Growth & Scaling
The plumbing, not the tap: What Rolex gets about marketing
Most brands treat marketing like a tap they control. Rolex treats it like plumbing. One of those approaches builds a waitlist. The other manages one.
Rolex launched new Instagram ads this week. Watches and Wonders is happening in Geneva, new references dropped on April 13, and the ads went live the same day. Not to drive traffic to a purchase page. Not to capture leads. Just to tell a story.
That is either a waste of money or the entire point, depending on how you think about marketing.
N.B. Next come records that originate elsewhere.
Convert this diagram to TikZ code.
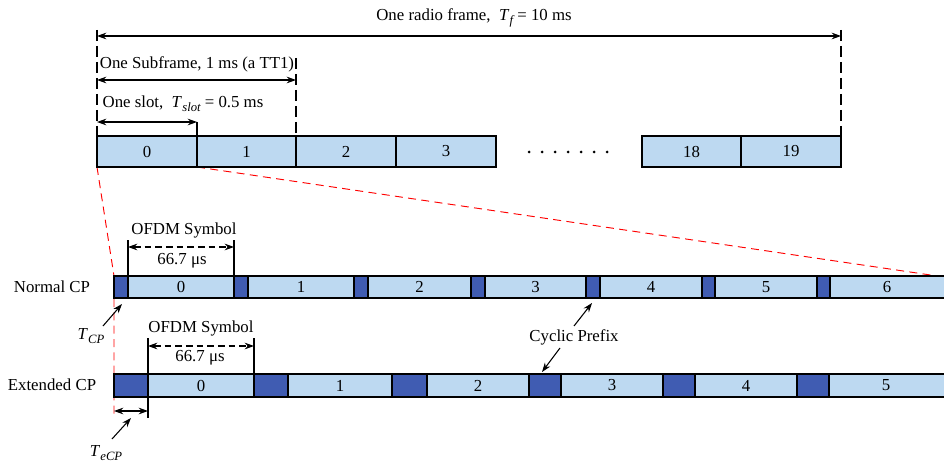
\documentclass[tikz,border=0pt]{standalone}
\usepackage{fontspec}
\setmainfont{Liberation Serif}
\usetikzlibrary{arrows.meta}
\definecolor{lb}{HTML}{BDD9F1}
\definecolor{db}{HTML}{405CB2}
\newcommand\Tsb[1]{\textit{T}\kern0.2pt\raisebox{-0.5ex}{\fontsize{9.5}{10}\selectfont\itshape #1}}
\newcommand\cellbox[7]{\node[#6, minimum width={(#3-#2)*0.75pt}, minimum height={(#5-#4)*0.75pt}, anchor=north west] (#1) at (#2,#4) {#7};}
\begin{document}
\begin{tikzpicture}[x=0.75pt,y=-0.75pt,font=\fontsize{12.6}{15}\selectfont,
  topbox/.style={draw=black, line width=1.7pt, fill=lb, inner sep=0pt, outer sep=0pt},
  sym/.style={draw=black, line width=1.3pt, fill=lb, inner sep=0pt, outer sep=0pt},
  cpb/.style={draw=black, line width=1.3pt, fill=db, inner sep=0pt, outer sep=0pt},
  tip/.tip={Stealth[length=7pt,width=5pt]},
  dim/.style={line width=0.8pt, tip-tip},
  ddim/.style={line width=0.8pt, tip-tip, dash pattern=on 5pt off 3pt},
  guide/.style={line width=0.8pt, dash pattern=on 8pt off 4pt},
  tick/.style={line width=0.8pt},
  reddash/.style={red, line width=0.7pt, dash pattern=on 6pt off 4pt},
  ptr/.style={line width=0.8pt, -tip},
  lbl/.style={inner sep=0pt}]
\useasboundingbox (0,0) rectangle (944,463);

% red zoom lines
\coordinate (r0) at (97,167);
\coordinate (r1) at (114,276);
\coordinate (r2) at (114,418);
\coordinate (r3) at (197,167);
\coordinate (r4) at (944,277);
\draw[reddash] (r0) -- (r1) -- (r2);
\draw[reddash] (r3) -- (r4);

% top row
\cellbox{t0}{97}{197}{136}{167}{topbox}{0}
\cellbox{t1}{197}{296}{136}{167}{topbox}{1}
\cellbox{t2}{296}{396}{136}{167}{topbox}{2}
\cellbox{t3}{396}{496}{136}{167}{topbox}{3}
\cellbox{t18}{642}{741}{136}{167}{topbox}{18}
\cellbox{t19}{741}{841}{136}{167}{topbox}{19}
\foreach \i in {0,...,6} \fill ({529+13*\i},152) circle (1.5);

% dimension guides
\coordinate (gL) at (97,30);
\coordinate (gR) at (841,30);
\coordinate (gS) at (296,58);
\coordinate (gs) at (197,122);
\draw[guide] (gL) -- (t0.north west);
\draw[guide] (gR) -- (t19.north east);
\draw[guide] (gS) -- (t1.north east);
\draw[tick] (gs) -- (t0.north east);

\coordinate (aF1) at (97,36);  \coordinate (aF2) at (841,36);
\coordinate (aS1) at (97,80);  \coordinate (aS2) at (296,80);
\coordinate (al1) at (97,122); 
\draw[dim] (aF1) -- (aF2);
\draw[dim] (aS1) -- (aS2);
\draw[dim] (al1) -- (gs);
\node[lbl] (lF) at (474,18) {One radio frame,\ \ \Tsb{f} = 10 ms};
\node[lbl] (lS) at (197,64) {One Subframe, 1 ms (a TT1)};
\node[lbl] (ll) at (183,104) {One slot,\ \ \Tsb{slot} = 0.5 ms};

% normal CP row
\node[lbl] (nlab) at (52,287) {Normal CP};
\cellbox{nc0}{114}{128}{276}{298}{cpb}{}
\cellbox{ns0}{128}{234}{276}{298}{sym}{0}
\cellbox{nc1}{234}{248}{276}{298}{cpb}{}
\cellbox{ns1}{248}{354}{276}{298}{sym}{1}
\cellbox{nc2}{354}{368}{276}{298}{cpb}{}
\cellbox{ns2}{368}{471}{276}{298}{sym}{2}
\cellbox{nc3}{471}{485}{276}{298}{cpb}{}
\cellbox{ns3}{485}{586}{276}{298}{sym}{3}
\cellbox{nc4}{586}{600}{276}{298}{cpb}{}
\cellbox{ns4}{600}{702}{276}{298}{sym}{4}
\cellbox{nc5}{702}{715}{276}{298}{cpb}{}
\cellbox{ns5}{715}{817}{276}{298}{sym}{5}
\cellbox{nc6}{817}{830}{276}{298}{cpb}{}
\cellbox{ns6}{830}{960}{276}{298}{sym}{}
\node at (887,287) {6};

% extended CP row
\node[lbl] (elab) at (52,385) {Extended CP};
\cellbox{ec0}{114}{148}{374}{397}{cpb}{}
\cellbox{es0}{148}{254}{374}{397}{sym}{0}
\cellbox{ec1}{254}{288}{374}{397}{cpb}{}
\cellbox{es1}{288}{392}{374}{397}{sym}{1}
\cellbox{ec2}{392}{427}{374}{397}{cpb}{}
\cellbox{es2}{427}{529}{374}{397}{sym}{2}
\cellbox{ec3}{529}{561}{374}{397}{cpb}{}
\cellbox{es3}{561}{663}{374}{397}{sym}{3}
\cellbox{ec4}{663}{695}{374}{397}{cpb}{}
\cellbox{es4}{695}{797}{374}{397}{sym}{4}
\cellbox{ec5}{797}{829}{374}{397}{cpb}{}
\cellbox{es5}{829}{960}{374}{397}{sym}{}
\node at (886,385) {5};

% OFDM symbol dimension, normal
\coordinate (no1) at (128,240); \coordinate (no2) at (234,240);
\draw[tick] (no1) -- (ns0.north west);
\draw[tick] (no2) -- (ns0.north east);
\coordinate (na1) at (128,247); \coordinate (na2) at (234,247);
\draw[ddim] (na1) -- (na2);
\node[lbl] (nt) at (184,230) {OFDM Symbol};
\node[lbl] (nu) at (182,261) {66.7 μs};

% OFDM symbol dimension, extended
\coordinate (eo1) at (148,338); \coordinate (eo2) at (254,338);
\draw[tick] (eo1) -- (es0.north west);
\draw[tick] (eo2) -- (es0.north east);
\coordinate (ea1) at (148,346); \coordinate (ea2) at (254,346);
\draw[ddim] (ea1) -- (ea2);
\node[lbl] (et) at (201,328) {OFDM Symbol};
\node[lbl] (eu) at (200,358) {66.7 μs};

% T_CP
\node[lbl] (tcp) at (91,336) {\Tsb{CP}};
\coordinate (tcpa) at (103,326); \coordinate (tcpb) at (122,304);
\draw[ptr] (tcpa) -- (tcpb);

% T_eCP
\coordinate (te0) at (148,418);
\draw[tick] (ec0.south east) -- (te0);
\coordinate (te1) at (114,411); \coordinate (te2) at (148,411);
\draw[dim] (te1) -- (te2);
\node[lbl] (tecp) at (106,453) {\Tsb{eCP}};
\coordinate (tea) at (112,439); \coordinate (teb) at (131,418);
\draw[ptr] (tea) -- (teb);

% cyclic prefix
\node[lbl] (cyc) at (574,337) {Cyclic Prefix};
\coordinate (cya) at (574,326); \coordinate (cyb) at (592,303);
\coordinate (cyc1) at (560,348); \coordinate (cyd) at (542,372);
\draw[ptr] (cya) -- (cyb);
\draw[ptr] (cyc1) -- (cyd);
\end{tikzpicture}
\end{document}
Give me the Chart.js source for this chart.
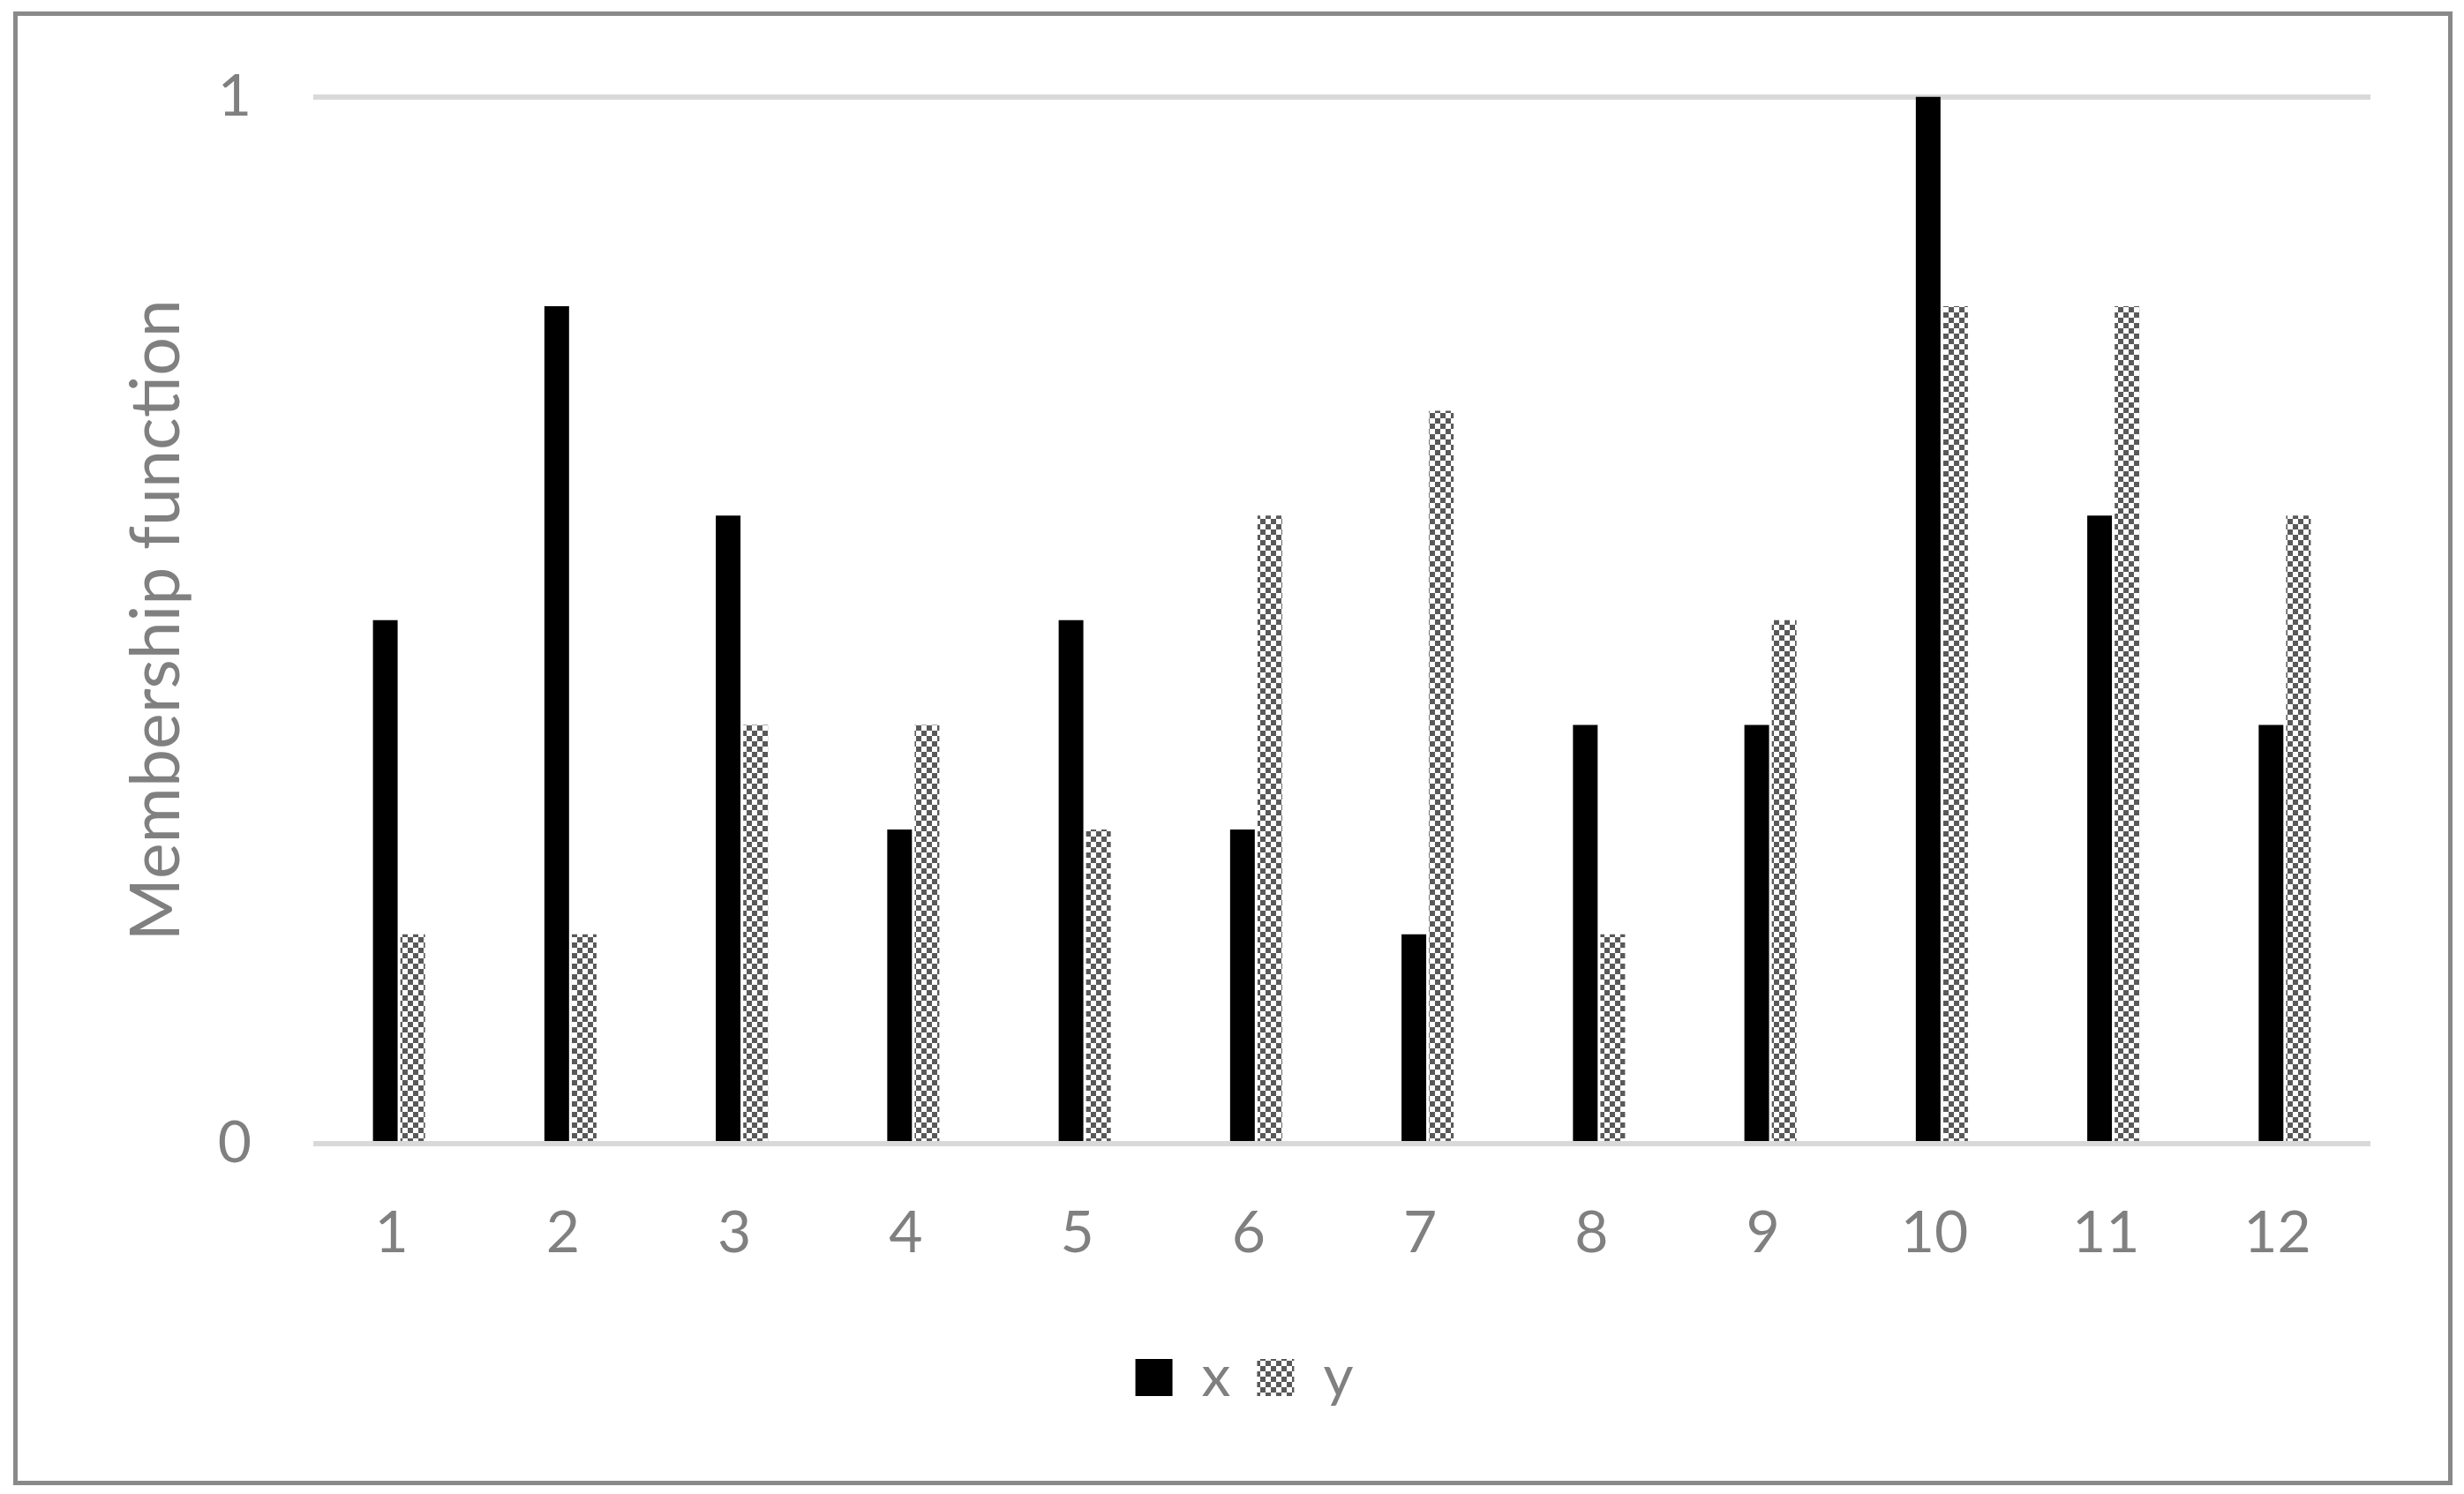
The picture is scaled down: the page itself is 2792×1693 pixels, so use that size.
<!DOCTYPE html>
<html>
<head>
<meta charset="utf-8">
<script src="https://cdn.jsdelivr.net/npm/chart.js@4"></script>
<style>
    html, body { margin: 0; padding: 0; background: #ffffff; }
    canvas { display: block; }
</style>
</head>
<body>
<canvas id="chart" width="2792" height="1693"></canvas>
<script>
// Data
const categories = ['1', '2', '3', '4', '5', '6', '7', '8', '9', '10', '11', '12'];
const xValues = [0.5, 0.8, 0.6, 0.3, 0.5, 0.3, 0.2, 0.4, 0.4, 1.0, 0.6, 0.4];
const yValues = [0.2, 0.2, 0.4, 0.4, 0.3, 0.6, 0.7, 0.2, 0.5, 0.8, 0.8, 0.6];
const yTicks = [0, 1];

// Checkerboard fill for the y series
function makeChecker(color) {
    const c = document.createElement('canvas');
    c.width = 12;
    c.height = 12;
    const g = c.getContext('2d');
    g.fillStyle = '#ffffff';
    g.fillRect(0, 0, 12, 12);
    g.fillStyle = color;
    g.fillRect(0, 0, 6, 6);
    g.fillRect(6, 6, 6, 6);
    return g.createPattern(c, 'repeat');
}

const ctx = document.getElementById('chart');
const checker = makeChecker('#595959');

const textGray = '#808080';
const fontFamily = 'Lato, "Open Sans", sans-serif';

// White background + outer frame
const framePlugin = {
    id: 'frame',
    beforeDraw(chart) {
        const c = chart.ctx;
        c.save();
        c.fillStyle = '#ffffff';
        c.fillRect(0, 0, chart.width, chart.height);
        c.restore();
    },
    afterDraw(chart) {
        const c = chart.ctx;
        c.save();
        c.strokeStyle = '#898989';
        c.lineWidth = 5;
        c.strokeRect(17.5, 15.5, 2759, 1665);
        c.restore();
    }
};

new Chart(ctx, {
    type: 'bar',
    data: {
        labels: categories,
        datasets: [
            {
                label: 'x',
                data: xValues,
                backgroundColor: '#000000',
                borderWidth: 0,
                categoryPercentage: 0.32,
                barPercentage: 0.9
            },
            {
                label: 'y',
                data: yValues,
                backgroundColor: checker,
                borderWidth: 0,
                categoryPercentage: 0.32,
                barPercentage: 0.9
            }
        ]
    },
    options: {
        responsive: false,
        devicePixelRatio: 1,
        animation: false,
        layout: {
            // left padding keeps the legend centred where the original has it
            padding: { top: 106, right: 106, bottom: 89, left: 134 }
        },
        scales: {
            x: {
                grid: { display: false, drawTicks: false },
                border: { display: false },
                ticks: {
                    color: textGray,
                    padding: 62,
                    font: { family: fontFamily, size: 66 },
                    // nudge labels slightly left like the original
                    callback: function (value) { return this.getLabelForValue(value) + ' '; }
                },
                afterFit: (scale) => { scale.height = 202; }
            },
            y: {
                min: 0,
                max: 1,
                afterBuildTicks: (scale) => {
                    scale.ticks = yTicks.map(v => ({ value: v }));
                },
                grid: {
                    color: '#d9d9d9',
                    lineWidth: 6,
                    drawTicks: false
                },
                border: { display: false },
                ticks: {
                    color: textGray,
                    padding: 70,
                    font: { family: fontFamily, size: 66 }
                },
                title: {
                    display: true,
                    text: 'Membership function',
                    color: textGray,
                    font: { family: fontFamily, size: 77, lineHeight: 1.1 },
                    padding: { top: 2, bottom: 0 }
                },
                afterFit: (scale) => { scale.width = 221; }
            }
        },
        plugins: {
            legend: {
                position: 'bottom',
                labels: {
                    color: textGray,
                    boxWidth: 42,
                    boxHeight: 42,
                    padding: 30,
                    font: { family: fontFamily, size: 66 }
                }
            },
            tooltip: { enabled: false }
        }
    },
    plugins: [framePlugin]
});
</script>
</body>
</html>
In 2023, I became a Canadian citizen. I wanted to mark the moment with something that would last. So I did what you do: I walked into an authorized dealer. If you have ever done that with a specific watch in mind, you already know the punchline. The waitlist has a waitlist. The sales associate was kind about it. The conversation lasted maybe eight minutes. I left without a watch and, somehow, more interested in the brand than when I walked in.
That experience is not a bug. It is what a hundred years of consistent marketing actually produces.
The tap versus the plumbing
Most brands treat advertising like a tap. When pipeline slows, they open it. When it fills, they shut it. The logic feels sound: spend money when you need customers, save it when you don't. But that logic treats marketing as a cost to be managed rather than infrastructure being built. And infrastructure you only build when you need it is not infrastructure. It is a repair bill.
Rolex runs ads for watches people cannot buy. Not because the company miscalculated demand, but because demand is not the point. The point is the story being laid down, year after year, in the minds of people who may not be buyers for another decade. By the time someone has saved enough, or achieved enough, or needs to mark a moment that matters, the brand has already been living in their head for years. The waitlist is just the physical evidence of that.
What consistency actually costs
The uncomfortable part of this model is that it requires spending money when there is no immediate return to point to. No conversion rate to report. No pipeline attribution to show the CFO. Just a slow, compounding accumulation of presence that only becomes legible at scale, over time.
Most businesses do not have Rolex's margin structure or its century of runway. That is a fair objection. But the underlying principle holds regardless of budget size: marketing that runs only when you need customers is always starting from zero. Marketing that runs consistently is building something. The gap between those two approaches widens every year you stay in the market.
The return on not stopping
I like one of the new releases. My odds of getting it are not good. I know this. I watched the ad anyway. What landed was not the watch. It was the Oyster Perpetual story underneath it: a hundred years of incremental refinement, each version a little closer to right, none of them declared finished.
That is the return on a hundred years of not turning the tap off. Not a sale. A story that holds its shape long enough to matter when the moment arrives.
I am still waiting. But the marketing already worked.